On Wednesday 15 April 2009 10:26:26 am Vishvajit Singh wrote:
> Ouch.. 89 threads?
>
> I was confused about agents, apparently.. it seems that:
>
> send -> runs on the thread pool
> send-off -> creates a new thread
>
> Mea culpa :)
Not so fast :-).
I just finished watching the concurrency screencast, but the exact answer isn't in there.
Here is what I think he might be saying:
A classical (preemptive) process requires that you carve out a piece of memory for the stack and the context for the process. If you have 300 processes, then you have 300 stacks. If you have only one CPU, then 299 of the stacks are idly wasting space. (This is one of the reasons why people resort to uglyosities such as thread pools).
In VF and stackless programming (and maybe in Clojure, given the statement about millions of agents in memory), there is only one stack - the hardware stack.
In VF, each instance of a part uses up only enough memory for two queues (due to VF semantics) and a flag[+]. VF parts - basically state machines - run each action to completion. Parts all share the same stack and they leave no stacked context lying around "for next time".
To run a set of parts, you need a thread of execution. The thread of execution winds its way through all of the activated parts and then dies out when there's no work left to perform.
On bare hardware, the thread of execution is provided by a hardware interrupt (if the hardware supports prioritized interrupts, you can have more than one thread of execution stacked up).
On an O/S, a thread of execution is whatever you want it to be, e.g. a user process or a thread.
If you wanted to spray the threads of execution across a bunch of CPU's, you would have to have at least one thread of execution on each of the CPU's.
I wonder if this is what Hickey is getting at? The JVM will schedule threads onto various CPU's. In the concurrency screencast, he uses a dual core machine and shows that his simulation is using more than 100% of the CPU (i.e. more than one core is active).

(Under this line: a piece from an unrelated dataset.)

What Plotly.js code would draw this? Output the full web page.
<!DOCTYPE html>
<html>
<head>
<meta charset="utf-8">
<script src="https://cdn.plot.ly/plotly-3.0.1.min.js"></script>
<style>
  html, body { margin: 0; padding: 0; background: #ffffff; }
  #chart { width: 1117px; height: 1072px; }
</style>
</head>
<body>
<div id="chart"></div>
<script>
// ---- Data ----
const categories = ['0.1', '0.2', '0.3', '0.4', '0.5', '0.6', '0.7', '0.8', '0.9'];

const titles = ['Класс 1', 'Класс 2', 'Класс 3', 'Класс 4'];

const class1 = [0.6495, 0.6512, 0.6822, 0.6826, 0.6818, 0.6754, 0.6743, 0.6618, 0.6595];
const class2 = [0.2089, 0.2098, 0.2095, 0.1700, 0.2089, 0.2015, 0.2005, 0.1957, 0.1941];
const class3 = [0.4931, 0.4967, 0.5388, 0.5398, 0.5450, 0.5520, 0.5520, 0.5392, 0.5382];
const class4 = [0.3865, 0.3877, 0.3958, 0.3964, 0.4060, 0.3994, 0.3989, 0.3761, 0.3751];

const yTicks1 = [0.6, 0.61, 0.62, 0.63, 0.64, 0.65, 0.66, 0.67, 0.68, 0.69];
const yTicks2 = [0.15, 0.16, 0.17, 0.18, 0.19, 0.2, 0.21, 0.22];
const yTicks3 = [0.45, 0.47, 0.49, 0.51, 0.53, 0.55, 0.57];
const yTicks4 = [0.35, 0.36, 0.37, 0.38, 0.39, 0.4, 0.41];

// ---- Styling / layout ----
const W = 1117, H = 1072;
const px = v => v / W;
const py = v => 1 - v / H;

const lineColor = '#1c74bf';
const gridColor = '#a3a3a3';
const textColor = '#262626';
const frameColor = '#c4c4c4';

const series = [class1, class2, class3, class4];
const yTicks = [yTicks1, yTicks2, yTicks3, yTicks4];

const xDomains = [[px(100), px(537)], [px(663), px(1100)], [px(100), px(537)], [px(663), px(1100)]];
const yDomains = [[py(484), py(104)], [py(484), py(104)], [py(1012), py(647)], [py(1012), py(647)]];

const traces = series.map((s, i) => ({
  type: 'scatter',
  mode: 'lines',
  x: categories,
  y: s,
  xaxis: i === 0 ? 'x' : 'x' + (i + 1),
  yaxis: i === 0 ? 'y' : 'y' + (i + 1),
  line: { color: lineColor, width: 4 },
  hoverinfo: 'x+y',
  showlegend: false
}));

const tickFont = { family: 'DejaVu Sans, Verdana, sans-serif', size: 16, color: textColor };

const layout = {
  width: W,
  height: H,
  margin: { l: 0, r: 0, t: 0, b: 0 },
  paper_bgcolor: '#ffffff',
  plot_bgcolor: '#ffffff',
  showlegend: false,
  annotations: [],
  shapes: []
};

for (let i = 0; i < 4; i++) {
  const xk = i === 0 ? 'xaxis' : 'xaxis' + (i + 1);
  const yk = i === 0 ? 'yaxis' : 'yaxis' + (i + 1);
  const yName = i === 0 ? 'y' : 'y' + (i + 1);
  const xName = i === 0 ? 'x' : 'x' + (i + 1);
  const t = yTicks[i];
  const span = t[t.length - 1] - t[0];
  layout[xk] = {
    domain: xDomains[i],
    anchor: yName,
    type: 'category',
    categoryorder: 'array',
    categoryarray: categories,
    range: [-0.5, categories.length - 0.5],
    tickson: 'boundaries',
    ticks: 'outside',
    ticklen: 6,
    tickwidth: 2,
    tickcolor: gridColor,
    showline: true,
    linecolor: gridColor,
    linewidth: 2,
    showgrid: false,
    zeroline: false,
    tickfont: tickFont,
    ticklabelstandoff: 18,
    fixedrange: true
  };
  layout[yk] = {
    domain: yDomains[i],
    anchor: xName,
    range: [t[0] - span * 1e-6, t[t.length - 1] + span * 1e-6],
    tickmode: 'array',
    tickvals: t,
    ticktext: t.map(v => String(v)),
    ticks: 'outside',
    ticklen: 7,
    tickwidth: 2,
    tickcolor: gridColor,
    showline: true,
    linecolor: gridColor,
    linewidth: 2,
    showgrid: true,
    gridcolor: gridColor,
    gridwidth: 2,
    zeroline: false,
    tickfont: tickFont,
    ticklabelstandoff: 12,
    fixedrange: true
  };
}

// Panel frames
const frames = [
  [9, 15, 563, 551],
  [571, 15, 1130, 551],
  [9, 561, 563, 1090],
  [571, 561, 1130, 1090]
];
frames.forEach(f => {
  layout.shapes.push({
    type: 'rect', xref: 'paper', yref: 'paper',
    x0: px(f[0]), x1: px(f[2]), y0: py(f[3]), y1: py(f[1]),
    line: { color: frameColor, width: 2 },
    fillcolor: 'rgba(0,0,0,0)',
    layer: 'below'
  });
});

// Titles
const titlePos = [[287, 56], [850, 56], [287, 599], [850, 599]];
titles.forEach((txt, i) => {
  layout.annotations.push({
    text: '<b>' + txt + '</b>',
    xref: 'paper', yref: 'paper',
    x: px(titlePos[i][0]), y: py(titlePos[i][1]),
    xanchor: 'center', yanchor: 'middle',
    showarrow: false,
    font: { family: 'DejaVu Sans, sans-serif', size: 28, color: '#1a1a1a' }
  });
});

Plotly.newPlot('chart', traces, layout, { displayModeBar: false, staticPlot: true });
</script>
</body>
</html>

His ant simulation could benefit from the addition of CPU's, up to 89 of them.
He stresses (repeatedly) that there is no explicit locking in the user-written code. He stresses that the GUI would be extremely hard / wasteful to write using locks. The GUI takes a snapshot in time of the 80x80 world and then renders this snapshot on the screen. According to him, it never gets it wrong - there are always the correct number of ants on the screen, they never overlap, etc.
pt
[+] Plus any static state variables declared by the programmer.